The Cleveland Museum of Art (CMA) has announced the appointment of Marjorie E. (Betsy) Wieseman as the Paul J. and Edith Ingalls Vignos Jr. Curator of European Paintings and Sculpture, 1500–1800. The museum’s collection of Old Master European paintings and sculpture is of international importance, ranging from works created in the early years of the Renaissance through the Rococo period. Wieseman’s appointment follows an international search.
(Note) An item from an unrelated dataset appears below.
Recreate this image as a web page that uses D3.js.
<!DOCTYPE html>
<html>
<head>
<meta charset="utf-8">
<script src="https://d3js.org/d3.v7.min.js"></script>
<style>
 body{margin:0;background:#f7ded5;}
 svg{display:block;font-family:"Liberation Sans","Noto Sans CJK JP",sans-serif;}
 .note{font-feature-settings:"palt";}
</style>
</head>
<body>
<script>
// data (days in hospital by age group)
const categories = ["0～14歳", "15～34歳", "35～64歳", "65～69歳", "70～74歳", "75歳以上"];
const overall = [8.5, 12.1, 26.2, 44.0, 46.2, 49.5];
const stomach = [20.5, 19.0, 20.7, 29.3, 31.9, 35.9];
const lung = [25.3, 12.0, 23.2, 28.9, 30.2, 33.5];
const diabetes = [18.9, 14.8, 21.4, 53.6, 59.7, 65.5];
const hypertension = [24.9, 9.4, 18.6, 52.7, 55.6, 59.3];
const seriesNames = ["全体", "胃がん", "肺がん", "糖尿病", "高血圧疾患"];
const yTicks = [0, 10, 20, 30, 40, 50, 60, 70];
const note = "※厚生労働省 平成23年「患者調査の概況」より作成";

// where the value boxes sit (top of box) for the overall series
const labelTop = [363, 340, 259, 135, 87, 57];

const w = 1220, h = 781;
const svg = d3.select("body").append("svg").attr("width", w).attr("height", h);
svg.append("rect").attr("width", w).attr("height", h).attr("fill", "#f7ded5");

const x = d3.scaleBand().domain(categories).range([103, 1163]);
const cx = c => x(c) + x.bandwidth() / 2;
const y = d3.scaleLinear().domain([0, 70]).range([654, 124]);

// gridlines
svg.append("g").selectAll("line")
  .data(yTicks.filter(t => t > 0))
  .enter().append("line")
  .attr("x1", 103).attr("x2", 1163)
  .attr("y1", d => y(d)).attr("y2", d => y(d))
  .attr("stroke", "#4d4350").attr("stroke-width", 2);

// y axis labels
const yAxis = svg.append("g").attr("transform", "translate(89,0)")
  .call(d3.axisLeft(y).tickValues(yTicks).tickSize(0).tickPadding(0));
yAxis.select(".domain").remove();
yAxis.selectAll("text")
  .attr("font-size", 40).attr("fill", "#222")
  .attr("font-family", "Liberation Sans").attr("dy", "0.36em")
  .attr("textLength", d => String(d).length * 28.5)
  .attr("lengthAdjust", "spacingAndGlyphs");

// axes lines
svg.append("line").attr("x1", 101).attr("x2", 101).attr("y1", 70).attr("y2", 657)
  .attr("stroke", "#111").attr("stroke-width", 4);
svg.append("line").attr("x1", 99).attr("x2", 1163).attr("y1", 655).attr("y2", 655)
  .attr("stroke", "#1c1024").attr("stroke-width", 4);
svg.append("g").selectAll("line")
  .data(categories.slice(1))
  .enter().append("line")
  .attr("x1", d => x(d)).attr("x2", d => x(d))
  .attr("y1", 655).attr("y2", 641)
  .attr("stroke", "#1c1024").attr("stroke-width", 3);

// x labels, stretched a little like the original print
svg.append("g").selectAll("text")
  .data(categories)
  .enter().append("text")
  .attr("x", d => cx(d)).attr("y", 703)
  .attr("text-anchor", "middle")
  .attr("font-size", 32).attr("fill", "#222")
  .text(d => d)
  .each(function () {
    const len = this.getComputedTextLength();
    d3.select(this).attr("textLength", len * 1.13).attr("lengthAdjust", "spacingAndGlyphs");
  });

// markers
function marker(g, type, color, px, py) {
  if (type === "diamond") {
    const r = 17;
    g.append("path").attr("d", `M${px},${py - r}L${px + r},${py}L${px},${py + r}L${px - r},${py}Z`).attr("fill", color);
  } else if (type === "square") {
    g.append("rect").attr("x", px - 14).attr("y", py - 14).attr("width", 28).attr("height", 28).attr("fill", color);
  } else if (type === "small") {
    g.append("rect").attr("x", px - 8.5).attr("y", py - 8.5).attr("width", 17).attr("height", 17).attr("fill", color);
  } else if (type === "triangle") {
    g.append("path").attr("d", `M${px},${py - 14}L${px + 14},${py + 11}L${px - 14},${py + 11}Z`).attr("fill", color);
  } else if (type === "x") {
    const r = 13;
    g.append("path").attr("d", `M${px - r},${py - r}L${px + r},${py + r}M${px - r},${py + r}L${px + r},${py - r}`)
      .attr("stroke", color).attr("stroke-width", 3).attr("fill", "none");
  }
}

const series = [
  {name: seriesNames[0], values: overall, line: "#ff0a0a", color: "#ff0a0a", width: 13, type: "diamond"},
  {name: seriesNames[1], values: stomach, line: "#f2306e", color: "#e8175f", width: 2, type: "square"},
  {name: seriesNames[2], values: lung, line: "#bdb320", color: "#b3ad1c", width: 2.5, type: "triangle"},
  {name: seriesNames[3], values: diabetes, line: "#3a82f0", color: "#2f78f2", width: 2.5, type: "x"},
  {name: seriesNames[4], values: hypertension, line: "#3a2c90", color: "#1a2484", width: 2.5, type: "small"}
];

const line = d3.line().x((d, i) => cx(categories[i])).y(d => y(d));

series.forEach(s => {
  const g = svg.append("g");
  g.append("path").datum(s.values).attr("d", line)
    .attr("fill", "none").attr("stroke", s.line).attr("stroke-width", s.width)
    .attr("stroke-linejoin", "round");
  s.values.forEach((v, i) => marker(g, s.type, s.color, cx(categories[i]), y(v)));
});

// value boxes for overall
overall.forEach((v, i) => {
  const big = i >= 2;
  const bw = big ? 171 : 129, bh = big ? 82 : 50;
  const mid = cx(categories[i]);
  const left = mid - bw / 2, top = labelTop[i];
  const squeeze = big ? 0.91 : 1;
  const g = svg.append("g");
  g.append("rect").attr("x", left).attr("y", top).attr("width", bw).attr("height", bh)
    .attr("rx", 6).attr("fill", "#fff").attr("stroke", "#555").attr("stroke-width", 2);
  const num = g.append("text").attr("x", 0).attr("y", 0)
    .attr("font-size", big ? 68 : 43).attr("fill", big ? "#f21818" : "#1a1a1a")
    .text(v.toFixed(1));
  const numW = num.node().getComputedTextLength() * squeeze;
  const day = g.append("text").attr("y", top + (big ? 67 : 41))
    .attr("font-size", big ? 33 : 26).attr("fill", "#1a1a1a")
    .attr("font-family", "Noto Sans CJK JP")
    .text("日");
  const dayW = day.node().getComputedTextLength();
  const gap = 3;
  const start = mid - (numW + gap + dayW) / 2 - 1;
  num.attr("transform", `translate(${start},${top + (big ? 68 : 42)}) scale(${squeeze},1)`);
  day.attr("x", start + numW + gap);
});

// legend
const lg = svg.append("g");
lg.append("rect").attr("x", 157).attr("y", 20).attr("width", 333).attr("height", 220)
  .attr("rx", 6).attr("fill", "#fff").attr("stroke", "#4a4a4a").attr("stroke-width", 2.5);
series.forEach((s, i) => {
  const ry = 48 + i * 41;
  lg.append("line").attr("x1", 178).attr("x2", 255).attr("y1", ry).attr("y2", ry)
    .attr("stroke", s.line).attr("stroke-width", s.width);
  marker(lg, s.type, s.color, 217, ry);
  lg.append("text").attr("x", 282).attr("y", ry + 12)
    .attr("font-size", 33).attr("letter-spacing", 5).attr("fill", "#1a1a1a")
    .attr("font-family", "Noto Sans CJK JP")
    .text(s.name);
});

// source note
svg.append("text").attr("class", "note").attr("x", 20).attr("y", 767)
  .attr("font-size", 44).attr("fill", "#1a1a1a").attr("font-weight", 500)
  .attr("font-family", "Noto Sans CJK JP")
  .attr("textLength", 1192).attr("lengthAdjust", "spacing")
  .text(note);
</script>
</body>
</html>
She will assume her responsibilities at the CMA sometime this spring.
The collections for which Wieseman will be responsible span three hundred years of artistic production throughout Europe, and encompass paintings on panel and canvas and sculpture in wood, terracotta, bronze and marble. Areas of particular strength are the museum’s Italian and Spanish Baroque paintings and German and Austrian Baroque sculpture. The collection also has a number of internationally significant Italian Renaissance paintings and French and Flemish paintings of the 16th and 17th centuries. The museum’s holdings of portrait miniatures are among the most outstanding in the world.
Wieseman brings more than twenty-five years of curatorial work and museum experience to the CMA. She has been Curator of Dutch Paintings, 1600–1800, at the National Gallery, London, since 2006; 17th- and 18th-century Flemish paintings were added to her purview in 2012. At the National Gallery she curated and co-curated acclaimed exhibitions such as Dutch Flowers (2016); Rembrandt: The Late Works (2014–15); Vermeer and Music: The Art of Love and Leisure (2013); Close Examinations: Fakes, Mistakes, and Discoveries (2010); and Dutch Portraits: The Age of Rembrandt and Frans Hals (2007). Also, while at the National Gallery, she curated an exhibition at the Fitzwilliam Museum, Cambridge: Vermeer’s Women: Secrets and Silence (2011–12).
Before moving to London, Wieseman held curatorial positions in two Ohio museums. As Curator of European Paintings and Sculpture at the Cincinnati Art Museum, she curated a wide variety of exhibitions including Perfect Likeness: European and American Portrait Miniatures from the Cincinnati Art Museum (2006); Drawn by the Brush: Oil Sketches by Peter Paul Rubens (Bruce Museum of Arts and Science, Berkeley Art Museum/Pacific Film Archive, and Cincinnati Art Museum, 2004); and A Brush with Nature: The Gere Collection of Landscape Oil Sketches (2003). As Curator of Western Art before 1850 at the Allen Memorial Art Museum, Oberlin College, she spearheaded projects that focused on her area of specialization—17th-century Dutch painting—as well as working on exhibitions that featured (among other topics) American landscapes, German Expressionist paintings, and portrait miniatures.